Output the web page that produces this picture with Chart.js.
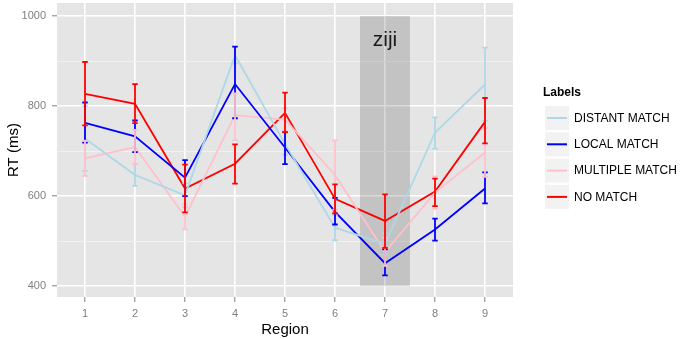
<!DOCTYPE html>
<html>
<head>
<meta charset="utf-8">
<script src="https://cdn.jsdelivr.net/npm/chart.js@4.4.1/dist/chart.umd.min.js"></script>
<style>
html, body { margin: 0; padding: 0; background: #fff; }
#wrap { width: 680px; height: 339px; }
</style>
</head>
<body>
<div id="wrap"><canvas id="rtChart"></canvas></div>
<script>
const regions = [1, 2, 3, 4, 5, 6, 7, 8, 9];
const labelNames = ["DISTANT MATCH", "LOCAL MATCH", "MULTIPLE MATCH", "NO MATCH"];
const labelColors = ["#add8e6", "#0000ff", "#ffc0cb", "#ff0000"];

const distantMean = [728, 647, 602, 913, 716, 530, 494, 741, 848];
const distantLow  = [656, 623, 575, 895, 692, 502, 470, 705, 767];
const distantHigh = [800, 671, 629, 931, 740, 558, 518, 775, 930];

const localMean = [763, 733, 641, 849, 708, 565, 451, 526, 617];
const localLow  = [719, 698, 600, 773, 671, 537, 424, 501, 584];
const localHigh = [808, 768, 680, 932, 743, 596, 482, 550, 653];

const multipleMean = [684, 709, 554, 780, 770, 647, 476, 608, 697];
const multipleLow  = [645, 671, 526, 724, 745, 570, 445, 572, 643];
const multipleHigh = [723, 747, 582, 828, 795, 724, 507, 644, 751];

const noMean = [827, 805, 617, 672, 785, 594, 545, 610, 765];
const noLow  = [757, 762, 564, 628, 742, 562, 485, 578, 717];
const noHigh = [898, 849, 670, 715, 830, 626, 604, 639, 818];

const yTicks = [400, 600, 800, 1000];
const shadeRegion = [6.5, 7.5];
const shadeRT = [400, 1000];
const shadeText = "ziji";

const means = [distantMean, localMean, multipleMean, noMean];
const lows = [distantLow, localLow, multipleLow, noLow];
const highs = [distantHigh, localHigh, multipleHigh, noHigh];

const FONT = "'Liberation Sans', Arial, sans-serif";

const datasets = labelNames.map((name, k) => ({
    label: name,
    data: regions.map((r, i) => ({ x: r, y: means[k][i] })),
    low: lows[k],
    high: highs[k],
    borderColor: labelColors[k],
    backgroundColor: labelColors[k],
    borderWidth: 1.8,
    pointRadius: 0,
    tension: 0,
    fill: false,
}));

const panelBg = {
    id: "panelBg",
    beforeDraw(chart) {
        const { ctx, chartArea: a } = chart;
        ctx.save();
        ctx.fillStyle = "#e5e5e5";
        ctx.fillRect(a.left, a.top, a.right - a.left, a.bottom - a.top);
        ctx.restore();
    },
};

const shade = {
    id: "shade",
    beforeDatasetsDraw(chart) {
        const { ctx, scales: { x, y } } = chart;
        const x0 = x.getPixelForValue(shadeRegion[0]);
        const x1 = x.getPixelForValue(shadeRegion[1]);
        const y0 = y.getPixelForValue(shadeRT[1]);
        const y1 = y.getPixelForValue(shadeRT[0]);
        ctx.save();
        ctx.fillStyle = "rgba(0,0,0,0.15)";
        ctx.fillRect(x0, y0, x1 - x0, y1 - y0);
        ctx.fillStyle = "#1a1a1a";
        ctx.font = "21px " + FONT;
        ctx.textAlign = "center";
        ctx.textBaseline = "alphabetic";
        ctx.fillText(shadeText, x.getPixelForValue(7), y.getPixelForValue(934));
        ctx.restore();
    },
};

const errorBars = {
    id: "errorBars",
    afterDatasetsDraw(chart) {
        const { ctx, scales: { x, y } } = chart;
        chart.data.datasets.forEach(ds => {
            ctx.save();
            ctx.strokeStyle = ds.borderColor;
            ctx.lineWidth = 1.8;
            ds.data.forEach((p, i) => {
                const px = x.getPixelForValue(p.x);
                const xa = x.getPixelForValue(p.x - 0.055);
                const xb = x.getPixelForValue(p.x + 0.055);
                const ylo = y.getPixelForValue(ds.low[i]);
                const yhi = y.getPixelForValue(ds.high[i]);
                ctx.beginPath();
                ctx.moveTo(px, ylo); ctx.lineTo(px, yhi);
                ctx.moveTo(xa, ylo); ctx.lineTo(xb, ylo);
                ctx.moveTo(xa, yhi); ctx.lineTo(xb, yhi);
                ctx.stroke();
            });
            ctx.restore();
        });
    },
};

const ggLegend = {
    id: "ggLegend",
    afterDraw(chart) {
        const { ctx } = chart;
        ctx.save();
        ctx.fillStyle = "#000";
        ctx.font = "bold 12px " + FONT;
        ctx.textBaseline = "middle";
        ctx.textAlign = "left";
        ctx.fillText("Labels", 543, 93);
        labelNames.forEach((name, i) => {
            const cy = 118 + i * 26.3;
            ctx.fillStyle = "#f2f2f2";
            ctx.fillRect(545, cy - 12, 24, 24);
            ctx.strokeStyle = labelColors[i];
            ctx.lineWidth = 2;
            ctx.beginPath();
            ctx.moveTo(547, cy); ctx.lineTo(567, cy);
            ctx.stroke();
            ctx.fillStyle = "#000";
            ctx.font = "12px " + FONT;
            ctx.fillText(name, 574, cy + 0.5);
        });
        ctx.restore();
    },
};

const isMajor = v => yTicks.includes(v);

new Chart(document.getElementById("rtChart"), {
    type: "line",
    data: { datasets },
    options: {
        responsive: true,
        maintainAspectRatio: false,
        animation: false,
        layout: { padding: { top: 3, right: 167, left: 0, bottom: 0 } },
        plugins: { legend: { display: false }, tooltip: { enabled: false } },
        scales: {
            x: {
                type: "linear",
                min: 0.44,
                max: 9.56,
                afterFit: s => { s.height = 42; s.paddingLeft = 0; s.paddingRight = 0; },
                border: { display: false },
                grid: { color: "#ffffff", lineWidth: 1.6, tickColor: "#7f7f7f", tickLength: 5, tickWidth: 1 },
                ticks: {
                    stepSize: 1,
                    includeBounds: false,
                    padding: 5,
                    color: "#7f7f7f",
                    font: { family: FONT, size: 11 },
                    callback: v => String(v),
                },
                title: { display: true, text: "Region", color: "#000", font: { family: FONT, size: 15 }, padding: { top: 0, bottom: 0 } },
            },
            y: {
                min: 376,
                max: 1029,
                afterFit: s => { s.width = 57; s.paddingTop = 0; s.paddingBottom = 0; },
                border: { display: false },
                grid: {
                    color: c => (c.tick && isMajor(c.tick.value) ? "#ffffff" : "#f2f2f2"),
                    lineWidth: c => (c.tick && isMajor(c.tick.value) ? 1.6 : 0.9),
                    tickColor: c => (c.tick && isMajor(c.tick.value) ? "#7f7f7f" : "rgba(0,0,0,0)"),
                    tickLength: 5,
                    tickWidth: 1,
                },
                ticks: {
                    stepSize: 100,
                    includeBounds: false,
                    padding: 6,
                    color: "#7f7f7f",
                    font: { family: FONT, size: 11 },
                    callback: v => (isMajor(v) ? String(v) : ""),
                },
                title: { display: true, text: "RT (ms)", color: "#000", font: { family: FONT, size: 15 }, padding: { top: 5, bottom: 0 } },
            },
        },
    },
    plugins: [panelBg, shade, errorBars, ggLegend],
});
</script>
</body>
</html>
....
> **Goal**
Retype each line of the listing above word for word. Exclude the pictures.

> **Written answer**
Output the web page that produces this picture with Chart.js.
<!DOCTYPE html>
<html>
<head>
<meta charset="utf-8">
<script src="https://cdn.jsdelivr.net/npm/chart.js@4.4.1/dist/chart.umd.min.js"></script>
<style>
html, body { margin: 0; padding: 0; background: #fff; }
#wrap { width: 680px; height: 339px; }
</style>
</head>
<body>
<div id="wrap"><canvas id="rtChart"></canvas></div>
<script>
const regions = [1, 2, 3, 4, 5, 6, 7, 8, 9];
const labelNames = ["DISTANT MATCH", "LOCAL MATCH", "MULTIPLE MATCH", "NO MATCH"];
const labelColors = ["#add8e6", "#0000ff", "#ffc0cb", "#ff0000"];

const distantMean = [728, 647, 602, 913, 716, 530, 494, 741, 848];
const distantLow  = [656, 623, 575, 895, 692, 502, 470, 705, 767];
const distantHigh = [800, 671, 629, 931, 740, 558, 518, 775, 930];

const localMean = [763, 733, 641, 849, 708, 565, 451, 526, 617];
const localLow  = [719, 698, 600, 773, 671, 537, 424, 501, 584];
const localHigh = [808, 768, 680, 932, 743, 596, 482, 550, 653];

const multipleMean = [684, 709, 554, 780, 770, 647, 476, 608, 697];
const multipleLow  = [645, 671, 526, 724, 745, 570, 445, 572, 643];
const multipleHigh = [723, 747, 582, 828, 795, 724, 507, 644, 751];

const noMean = [827, 805, 617, 672, 785, 594, 545, 610, 765];
const noLow  = [757, 762, 564, 628, 742, 562, 485, 578, 717];
const noHigh = [898, 849, 670, 715, 830, 626, 604, 639, 818];

const yTicks = [400, 600, 800, 1000];
const shadeRegion = [6.5, 7.5];
const shadeRT = [400, 1000];
const shadeText = "ziji";

const means = [distantMean, localMean, multipleMean, noMean];
const lows = [distantLow, localLow, multipleLow, noLow];
const highs = [distantHigh, localHigh, multipleHigh, noHigh];

const FONT = "'Liberation Sans', Arial, sans-serif";

const datasets = labelNames.map((name, k) => ({
    label: name,
    data: regions.map((r, i) => ({ x: r, y: means[k][i] })),
    low: lows[k],
    high: highs[k],
    borderColor: labelColors[k],
    backgroundColor: labelColors[k],
    borderWidth: 1.8,
    pointRadius: 0,
    tension: 0,
    fill: false,
}));

const panelBg = {
    id: "panelBg",
    beforeDraw(chart) {
        const { ctx, chartArea: a } = chart;
        ctx.save();
        ctx.fillStyle = "#e5e5e5";
        ctx.fillRect(a.left, a.top, a.right - a.left, a.bottom - a.top);
        ctx.restore();
    },
};

const shade = {
    id: "shade",
    beforeDatasetsDraw(chart) {
        const { ctx, scales: { x, y } } = chart;
        const x0 = x.getPixelForValue(shadeRegion[0]);
        const x1 = x.getPixelForValue(shadeRegion[1]);
        const y0 = y.getPixelForValue(shadeRT[1]);
        const y1 = y.getPixelForValue(shadeRT[0]);
        ctx.save();
        ctx.fillStyle = "rgba(0,0,0,0.15)";
        ctx.fillRect(x0, y0, x1 - x0, y1 - y0);
        ctx.fillStyle = "#1a1a1a";
        ctx.font = "21px " + FONT;
        ctx.textAlign = "center";
        ctx.textBaseline = "alphabetic";
        ctx.fillText(shadeText, x.getPixelForValue(7), y.getPixelForValue(934));
        ctx.restore();
    },
};

const errorBars = {
    id: "errorBars",
    afterDatasetsDraw(chart) {
        const { ctx, scales: { x, y } } = chart;
        chart.data.datasets.forEach(ds => {
            ctx.save();
            ctx.strokeStyle = ds.borderColor;
            ctx.lineWidth = 1.8;
            ds.data.forEach((p, i) => {
                const px = x.getPixelForValue(p.x);
                const xa = x.getPixelForValue(p.x - 0.055);
                const xb = x.getPixelForValue(p.x + 0.055);
                const ylo = y.getPixelForValue(ds.low[i]);
                const yhi = y.getPixelForValue(ds.high[i]);
                ctx.beginPath();
                ctx.moveTo(px, ylo); ctx.lineTo(px, yhi);
                ctx.moveTo(xa, ylo); ctx.lineTo(xb, ylo);
                ctx.moveTo(xa, yhi); ctx.lineTo(xb, yhi);
                ctx.stroke();
            });
            ctx.restore();
        });
    },
};

const ggLegend = {
    id: "ggLegend",
    afterDraw(chart) {
        const { ctx } = chart;
        ctx.save();
        ctx.fillStyle = "#000";
        ctx.font = "bold 12px " + FONT;
        ctx.textBaseline = "middle";
        ctx.textAlign = "left";
        ctx.fillText("Labels", 543, 93);
        labelNames.forEach((name, i) => {
            const cy = 118 + i * 26.3;
            ctx.fillStyle = "#f2f2f2";
            ctx.fillRect(545, cy - 12, 24, 24);
            ctx.strokeStyle = labelColors[i];
            ctx.lineWidth = 2;
            ctx.beginPath();
            ctx.moveTo(547, cy); ctx.lineTo(567, cy);
            ctx.stroke();
            ctx.fillStyle = "#000";
            ctx.font = "12px " + FONT;
            ctx.fillText(name, 574, cy + 0.5);
        });
        ctx.restore();
    },
};

const isMajor = v => yTicks.includes(v);

new Chart(document.getElementById("rtChart"), {
    type: "line",
    data: { datasets },
    options: {
        responsive: true,
        maintainAspectRatio: false,
        animation: false,
        layout: { padding: { top: 3, right: 167, left: 0, bottom: 0 } },
        plugins: { legend: { display: false }, tooltip: { enabled: false } },
        scales: {
            x: {
                type: "linear",
                min: 0.44,
                max: 9.56,
                afterFit: s => { s.height = 42; s.paddingLeft = 0; s.paddingRight = 0; },
                border: { display: false },
                grid: { color: "#ffffff", lineWidth: 1.6, tickColor: "#7f7f7f", tickLength: 5, tickWidth: 1 },
                ticks: {
                    stepSize: 1,
                    includeBounds: false,
                    padding: 5,
                    color: "#7f7f7f",
                    font: { family: FONT, size: 11 },
                    callback: v => String(v),
                },
                title: { display: true, text: "Region", color: "#000", font: { family: FONT, size: 15 }, padding: { top: 0, bottom: 0 } },
            },
            y: {
                min: 376,
                max: 1029,
                afterFit: s => { s.width = 57; s.paddingTop = 0; s.paddingBottom = 0; },
                border: { display: false },
                grid: {
                    color: c => (c.tick && isMajor(c.tick.value) ? "#ffffff" : "#f2f2f2"),
                    lineWidth: c => (c.tick && isMajor(c.tick.value) ? 1.6 : 0.9),
                    tickColor: c => (c.tick && isMajor(c.tick.value) ? "#7f7f7f" : "rgba(0,0,0,0)"),
                    tickLength: 5,
                    tickWidth: 1,
                },
                ticks: {
                    stepSize: 100,
                    includeBounds: false,
                    padding: 6,
                    color: "#7f7f7f",
                    font: { family: FONT, size: 11 },
                    callback: v => (isMajor(v) ? String(v) : ""),
                },
                title: { display: true, text: "RT (ms)", color: "#000", font: { family: FONT, size: 15 }, padding: { top: 5, bottom: 0 } },
            },
        },
    },
    plugins: [panelBg, shade, errorBars, ggLegend],
});
</script>
</body>
</html>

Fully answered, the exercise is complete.